To be sure you have the right thing, measure the thickness of your pipe foam's wall like so:

It must measure at least 5/8" thick.

This, for instance, is only 3/8" thick and will be painful.

What to do if your local hardware store does not have the 5/8" wall pipe insulation? Pool noodle is the same thing, and great from a safety perspective, as it is much thicker. It does make your sword rather large and a bit silly looking however (though still good for practice). You might try asking your local hardware store to get it for you, or you can also order foam online - mcmaster.com has a good variety. Consult the table below for the part # you need. If you are ordering online, you may also want to buy an "ultralight", also called "Kite pole" core. These cost more, but let you make a lighter, longer, more realistic looking sword.

Kite pole can be found here at kitebuilder.com You will also need Kite Pole if you are giong to make a two handed weapon. PVC and CPVC are too flexible ("whippy") to make very long weapons.

If you are buying CPVC try to find "Schedule 20" pipe, which is lighter. PVC is a little heavier and thicker than CPVC and generally not as good.

Here are some Cores (the curved one is created by heating and bending the pipe using hot water or a heat gun - careful, the fumes are Toxic! and some have cord grips already on them.)

Once you have your core, cut it to the proper length - about 4 inches shorter than you want the overall sword to be. I will demonstrate making a short sword today.

Then, cut a piece of pipe insulation to make the blade. If you have the right size it will fit on perfectly, if not you may have to cut a slit out of it to make it smaller like so:

Its a good idea to take a few pieces of tape and fold them over to make "double sided tape" and put them on the core before sliding the foam on. This helps keep the padding from breaking loose and sliding off in battle. If you had to cut the padding, tape it closed neatly before sliding it on. You will also want to leave about 1/2 inch of padding sticking out past the core at the tip of the sword. Stick a little foam in whole and cover it with tape.

You should also firmly tape the base of the padding to the handle of the sword like so:

This the most common place for a sword to break, so don't scrimp. And use double sided tape on the core as described above (sorry I don't have a picture of that)

Now you need to make the thrusting tip. Cut a circle of the camping pad the same size as the blade, and a cylinder of open cell ("pillow") foam 2-3 inches long. This is the "thrusting tip" - it should be nice and squishy, but not so long it folds over. Put them on the blade (Blue camping foam taped on first, then open cell) thus:

Now carefully tape the thrusting tip on by looping tape over the top. Don't compress it, it should have plenty of give.


Now add a crossguard (if desired - you may make it out of any kind of foam), and sculpt a pommel. These can be made any way you like, but the only part of your sword without padding should be handle. Everything else should have at least a little padding in case of an accidental hit. Don't use materials PVC or wood for crossguards, don't make pommels out of ball bearings, that sort of thing.
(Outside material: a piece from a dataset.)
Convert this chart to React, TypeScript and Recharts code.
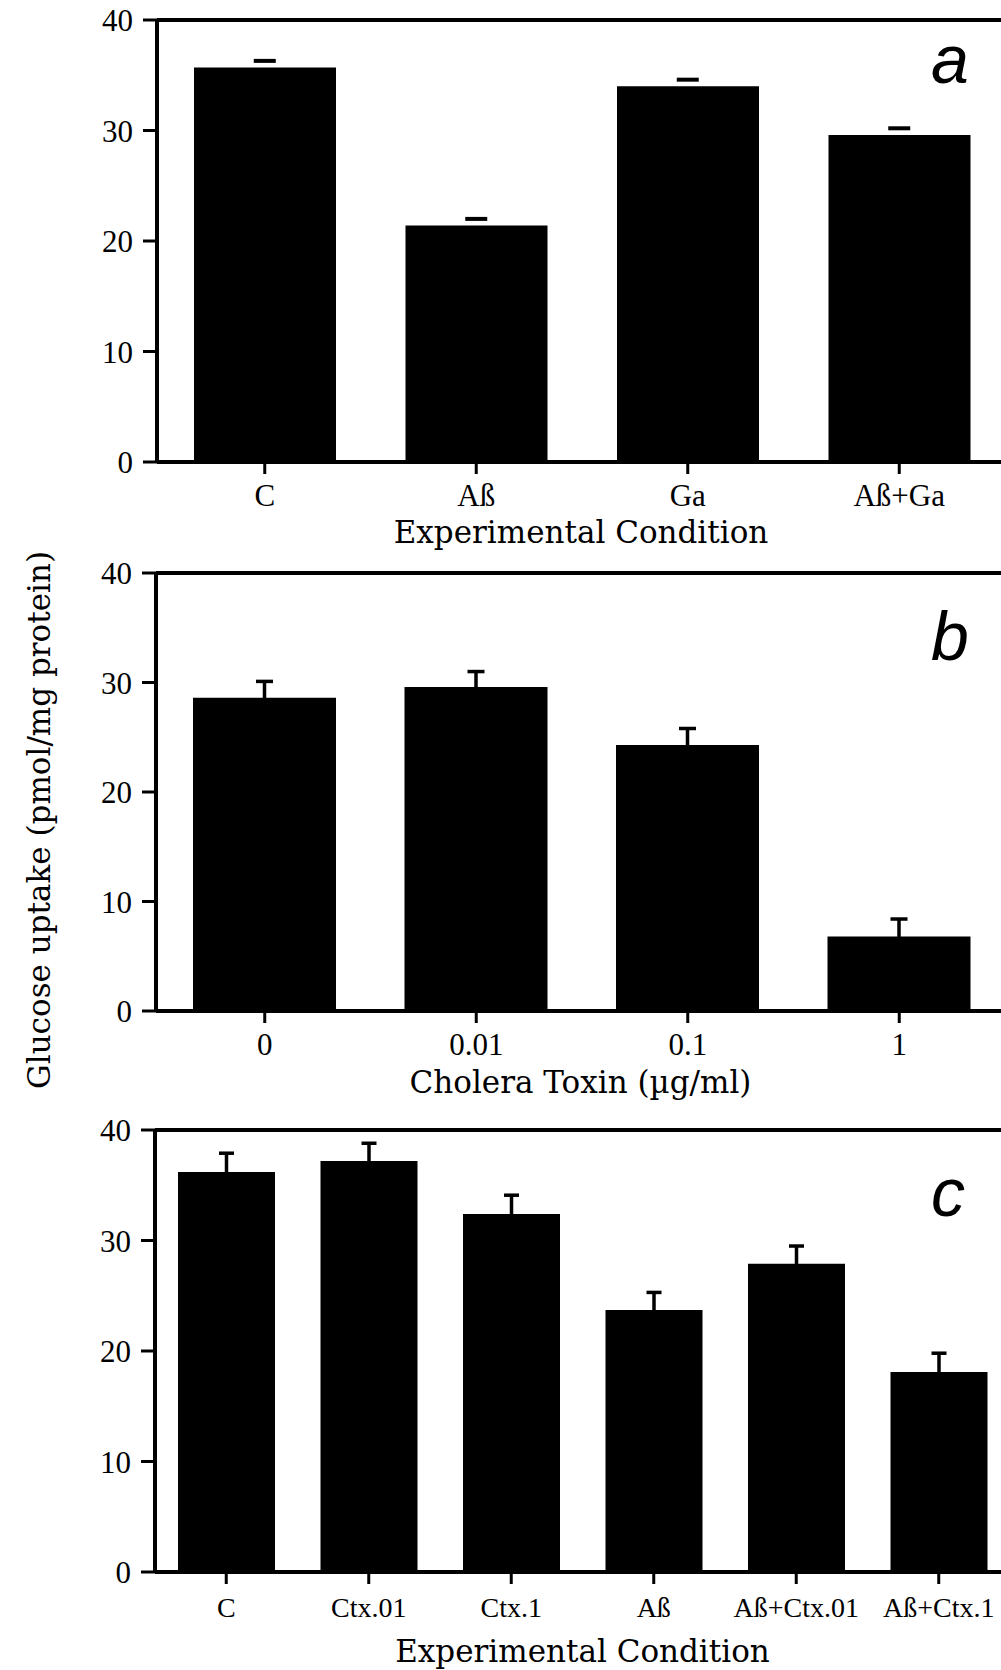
import React from 'react';
import { ComposedChart, Bar, XAxis, YAxis, ErrorBar, Scatter, ReferenceLine } from 'recharts';

// ---------- data ----------
const yTicks = [0, 10, 20, 30, 40];

const aCategories = ['C', 'Aß', 'Ga', 'Aß+Ga'];
const aValues = [35.7, 21.4, 34.0, 29.6];
const aErrors = [0.6, 0.6, 0.6, 0.6];

const bCategories = ['0', '0.01', '0.1', '1'];
const bValues = [28.6, 29.6, 24.3, 6.8];
const bErrors = [1.5, 1.4, 1.5, 1.6];

const cCategories = ['C', 'Ctx.01', 'Ctx.1', 'Aß', 'Aß+Ctx.01', 'Aß+Ctx.1'];
const cValues = [36.2, 37.2, 32.4, 23.7, 27.9, 18.1];
const cErrors = [1.7, 1.6, 1.7, 1.6, 1.6, 1.7];

const aTitle = 'Experimental Condition';
const bTitle = 'Cholera Toxin (µg/ml)';
const cTitle = 'Experimental Condition';
const yTitle = 'Glucose uptake (pmol/mg protein)';

const aData = aCategories.map((name, i) => ({ name, value: aValues[i], cap: aValues[i] + aErrors[i] }));
const bData = bCategories.map((name, i) => ({ name, value: bValues[i], err: bErrors[i] }));
const cData = cCategories.map((name, i) => ({ name, value: cValues[i], err: cErrors[i] }));

// ---------- styles ----------
const TICK_FONT = '"Liberation Serif", "Times New Roman", serif';
const TITLE_FONT = '"DejaVu Serif", serif';
const LETTER_FONT = '"Liberation Sans", Arial, sans-serif';
const INK = '#000';

const axisLine = { stroke: INK, strokeWidth: 4 };
const tickLine = { stroke: INK, strokeWidth: 3 };

const CapShape = (props: any) => {
  const { cx, cy } = props;
  if (cx == null || cy == null) return null;
  return <rect x={cx - 11} y={cy - 2} width={22} height={4} fill={INK} />;
};

const YTitle = (props: any) => {
  const vb = props.viewBox || { x: 0, y: 0, width: 0, height: 0 };
  const cx = vb.x + 50;
  const cy = vb.y + vb.height / 2 + 28;
  return (
    <text
      x={cx}
      y={cy}
      transform={`rotate(-90, ${cx}, ${cy})`}
      textAnchor="middle"
      fill={INK}
      fontSize={31}
      fontFamily={TITLE_FONT}
    >
      {yTitle}
    </text>
  );
};

const yAxisCommon = {
  type: 'number' as const,
  domain: [0, 40],
  ticks: yTicks,
  interval: 0 as const,
  tickSize: 14,
  tickMargin: 10,
  axisLine,
  tickLine,
  tick: { fill: INK, fontSize: 31, fontFamily: TICK_FONT },
};

export default function App() {
  return (
    <div
      style={{
        position: 'absolute',
        left: 0,
        top: 0,
        width: 1001,
        height: 1670,
        overflow: 'hidden',
        background: '#fff',
      }}
    >
      {/* Panel a */}
      <div style={{ position: 'absolute', left: 0, top: 0 }}>
        <ComposedChart width={1010} height={552} data={aData} margin={{ top: 20, right: 5, bottom: 0, left: 0 }}>
          <XAxis
            dataKey="name"
            type="category"
            interval={0}
            height={90}
            padding={{ left: 2, right: 0 }}
            tickSize={12}
            tickMargin={10}
            axisLine={axisLine}
            tickLine={tickLine}
            tick={{ fill: INK, fontSize: 31, fontFamily: TICK_FONT }}
            label={{ value: aTitle, position: 'insideBottom', offset: 9, fill: INK, fontSize: 31, fontFamily: TITLE_FONT }}
          />
          <YAxis {...yAxisCommon} width={157} />
          <ReferenceLine y={40} stroke={INK} strokeWidth={4} />
          <Bar dataKey="value" fill={INK} barSize={142} isAnimationActive={false} />
          <Scatter dataKey="cap" shape={CapShape} isAnimationActive={false} />
        </ComposedChart>
      </div>

      {/* Panel b */}
      <div style={{ position: 'absolute', left: 0, top: 540 }}>
        <ComposedChart width={1010} height={563} data={bData} margin={{ top: 33, right: 5, bottom: 0, left: 0 }}>
          <XAxis
            dataKey="name"
            type="category"
            interval={0}
            height={92}
            padding={{ left: 3, right: 0 }}
            tickSize={12}
            tickMargin={10}
            axisLine={axisLine}
            tickLine={tickLine}
            tick={{ fill: INK, fontSize: 31, fontFamily: TICK_FONT }}
            label={{ value: bTitle, position: 'insideBottom', offset: 10, fill: INK, fontSize: 31, fontFamily: TITLE_FONT }}
          />
          <YAxis {...yAxisCommon} width={156} label={<YTitle />} />
          <ReferenceLine y={40} stroke={INK} strokeWidth={4} />
          <Bar dataKey="value" fill={INK} barSize={143} isAnimationActive={false}>
            <ErrorBar dataKey="err" direction="y" width={8.5} stroke={INK} strokeWidth={3.5} />
          </Bar>
        </ComposedChart>
      </div>

      {/* Panel c */}
      <div style={{ position: 'absolute', left: 0, top: 1103 }}>
        <ComposedChart width={1015} height={567} data={cData} margin={{ top: 27, right: 5, bottom: 0, left: 0 }}>
          <XAxis
            dataKey="name"
            type="category"
            interval={0}
            height={98}
            tickSize={12}
            tickMargin={13}
            axisLine={axisLine}
            tickLine={tickLine}
            tick={{ fill: INK, fontSize: 28, fontFamily: TICK_FONT }}
            label={{ value: cTitle, position: 'insideBottom', offset: 8, fill: INK, fontSize: 31, fontFamily: TITLE_FONT }}
          />
          <YAxis {...yAxisCommon} width={155} />
          <ReferenceLine y={40} stroke={INK} strokeWidth={4} />
          <Bar dataKey="value" fill={INK} barSize={97} isAnimationActive={false}>
            <ErrorBar dataKey="err" direction="y" width={7.5} stroke={INK} strokeWidth={3.5} />
          </Bar>
        </ComposedChart>
      </div>

      {/* Panel letters */}
      <svg
        width={1001}
        height={1670}
        style={{ position: 'absolute', left: 0, top: 0, pointerEvents: 'none' }}
      >
        <text x={931} y={83} fontSize={68} fontStyle="italic" fontFamily={LETTER_FONT} fill={INK}>a</text>
        <text x={931} y={660} fontSize={68} fontStyle="italic" fontFamily={LETTER_FONT} fill={INK}>b</text>
        <text x={931} y={1216} fontSize={68} fontStyle="italic" fontFamily={LETTER_FONT} fill={INK}>c</text>
      </svg>
    </div>
  );
}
Some people like to balance their swords by putting weights inside the handles - that is fine, just make sure they won't come loose and they are INSIDE the core.

Here is a basic sword laid out.

Here is a close up showing how to slit foam on the side to make the crossguard.

Now it is time to tape your sword. Run strips of tape as neatly as possible lengthwise down the blade, and carefully tape the handle, crossguard, and pommel. DO NOT SPIRAL WRAP THE TAPE!!!

Once that is done it is time to add finishing touches. I like to wrap the handles in cord - others prefer leather or grip tape. Some add fashion gems to the handle, or tassles, or decorative patterns cut out of other colors of tape. Over time you may will able to make more realistic (or fantastic!) swords or other items like axes, spears, and staves. The same basic principles apply, but I advise starting with a basic sword.